I guess this thread becomes a bracer discussion after all...
Hatu wrote:
So Wanda's personal decision not to engage the tower immediately isn't counted by the bracer in the odds of Wanda taking the tower. But Wanda's personal decision to spill the beans to Queen Bea was taken into account when Charlie asked for the odds of benefiting from handing in his remaining calculations.
No, that personal decision wouldn't have been taken into account either.
It COULD, however, have taken into account the various ways that the information could have been discovered, and would have noted that when there's a huge horde of units rampaging around, with their chief Warlord considering himself an evangelist for a divine calling, that sometime within the subsequent campaign information was likely to slip out in a myriad of ways. (Captured unit. Parley with Ansom. A scout seeing decryption happen.) It could also have taken into account what it knew the information could be used for.
I see no consistency here. At the very least, Parson would have to be a fool not to follow up his first calculation with a second one, namely "What are the odds that Slately will die this turn?" He has no limit on the number of calculations he can run, so why didn't he ask? Also, consider something else from that page. Parson says killing Slately would disband Jetstone, or cause them to convert - he doesn't know which. Well, why not ask the bracer what would happen and find out?
Bracer probably doesn't know either.
You keep assuming that bracer has all this information. It doesn't. It takes information you already haves and figures out probabilities from it. If nobody in GK knows how the rules work in some instance, then the bracer won't know either.
(Likewise, the question of "will Slately croak this turn" is kind of useless, because the probability it gives depends on what Parson does. Parson had JUST asked it about the success rate of different scenarios; asking "will Slately croak" would be equivalent to asking the bracer to predict what strategy GK will follow - kind of useless, given that the whole point is for Parson to PICK which strategy to follow based on which one is the best.)
As I said before, I think the bracers either suffer from plot device syndrome, or Parson has (correctly) decided they cannot be relied upon to answer such speculative questions.
EDIT: Or Parson realized that the bracers could be used to effectively predict the future, but can't grasp that knowing the future would be helpful. I find that explanation unlikely.
-H
No, I think there's a straightforward way of interpreting the bracer that has none of those things. I believe the following explanation is consistent with everything we've seen:
The bracer does mathamancy, not predictamancy or lookamancy.
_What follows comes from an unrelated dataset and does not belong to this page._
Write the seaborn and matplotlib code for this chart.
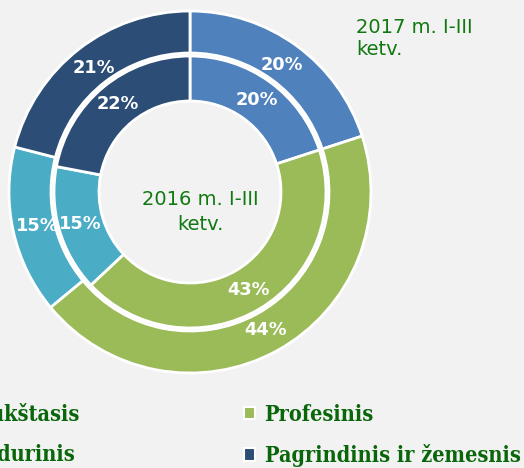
import matplotlib
matplotlib.use("Agg")
import matplotlib.pyplot as plt
import seaborn as sns
from matplotlib.patches import Patch

# ---- data ----
categories = ["Aukštasis", "Profesinis", "Vidurinis", "Pagrindinis ir žemesnis"]
values_2017 = [20, 44, 15, 21]   # outer ring
values_2016 = [20, 43, 15, 22]   # inner ring
label_2017 = "2017 m. I-III\nketv."
label_2016 = "2016 m. I-III\nketv."
colors_hex = ["#4F81BD", "#9BBB59", "#4BACC6", "#2C4D75"]

sns.set_theme(style="white", rc={"figure.facecolor": "#F2F2F2",
                                 "axes.facecolor": "#F2F2F2",
                                 "savefig.facecolor": "#F2F2F2"})
plt.rcParams["font.family"] = ["DejaVu Sans"]
palette = sns.color_palette(colors_hex)

W, H = 524, 468
fig = plt.figure(figsize=(W / 100, H / 100), dpi=100)
ax = fig.add_axes([0, 0, 1, 1])
cx, cy = 190, H - 192


def pct(p):
    return f"{p:.0f}%"


text_kw = dict(color="white", fontsize=12.8, fontweight="bold")
ax.pie(values_2017, colors=palette, radius=181, center=(cx, cy), startangle=90,
       counterclock=False, wedgeprops=dict(width=42, edgecolor="white", linewidth=2),
       autopct=pct, pctdistance=157 / 181, textprops=text_kw)
ax.pie(values_2016, colors=palette, radius=136, center=(cx, cy), startangle=90,
       counterclock=False, wedgeprops=dict(width=45, edgecolor="white", linewidth=2),
       autopct=pct, pctdistance=114 / 136, textprops=text_kw)
ax.set_xlim(0, W)
ax.set_ylim(0, H)
ax.set_aspect("equal")
ax.axis("off")

green = "#107810"
ax.text(200, H - 212, label_2016, ha="center", va="center", color=green,
        fontsize=14, linespacing=1.4)
ax.text(356, H - 55, label_2017, ha="left", va="baseline", color=green,
        fontsize=14, linespacing=1.2)

handles = [Patch(facecolor=c, edgecolor="white", linewidth=1.5) for c in palette]
order = [0, 2, 1, 3]
fig.legend([handles[i] for i in order], [categories[i] for i in order], ncol=2,
           loc="center left", bbox_to_anchor=(-56 / W, 1 - 435.5 / H), frameon=False,
           borderpad=0, handlelength=0.5, handleheight=0.5, handletextpad=0.45,
           columnspacing=7.58, labelspacing=0.86,
           prop=dict(family="DejaVu Serif", weight="bold", size=15.6, stretch="condensed"),
           labelcolor="#0A660A")

fig.savefig("out.png", dpi=100, facecolor="#F2F2F2")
It has the following knowledge:
1) Basic rules knowledge, the sort of thing "everybody" is popped knowing. (Except Parson.)
2) Access to anything Parson knows.
Neither of these are game-breaking knowledge or strange. (1) is the thing all Erfworld denizens start with, (2) is pretty straightforward natural thinkamancy, it makes sense for an item to know its wearer.
However, the bracer does unparalleled
mathamancy. It can run scenarios instantly; in a situation where lots of possibilities are there, it can instantly run every single one and then average them; it can do this not just for straightforward battle questions, but about any question.
Since it doesn't have access to privileged information, giving it MORE information gives more accurate results. When Wanda told Parson what she found out from Ossomer, the probabilities changed. In cases where the calculation is easy, Parson can sort of intuit the result anyway. "Odds are about 3 to 2... yeah, 60% says the bracer." Also, if there's critical information that Parson is missing but doesn't know he's missing, it'll give misleading results. (If there's missing information, but Parson KNOWS there's missing information, it'll be able to take that into account, and give answers which aren't very precise but still useful.)
This interpretation is
(1) Consistent with how Parson uses the bracer.
(2) Consistent with the sort of things mathamancy seems like it should do, and prevents the bracer from being used for lookamancy rather than mathamancy.
Yes, it is a plot device... but the purpose of the plot device isn't to tip the scales at arbitrary times, it's to provide a justification for Parson being confident that the scenarios he runs are correct. We don't have Stanley (or the readers) questioning "70%??? you're crazy, and probably wrong."
If you can come up with a different explanation for the way the bracer works, go ahead; but I think this one is consistent with everything we've seen and doesn't make Parson out to be stupid or missing the possibilities of the bracer.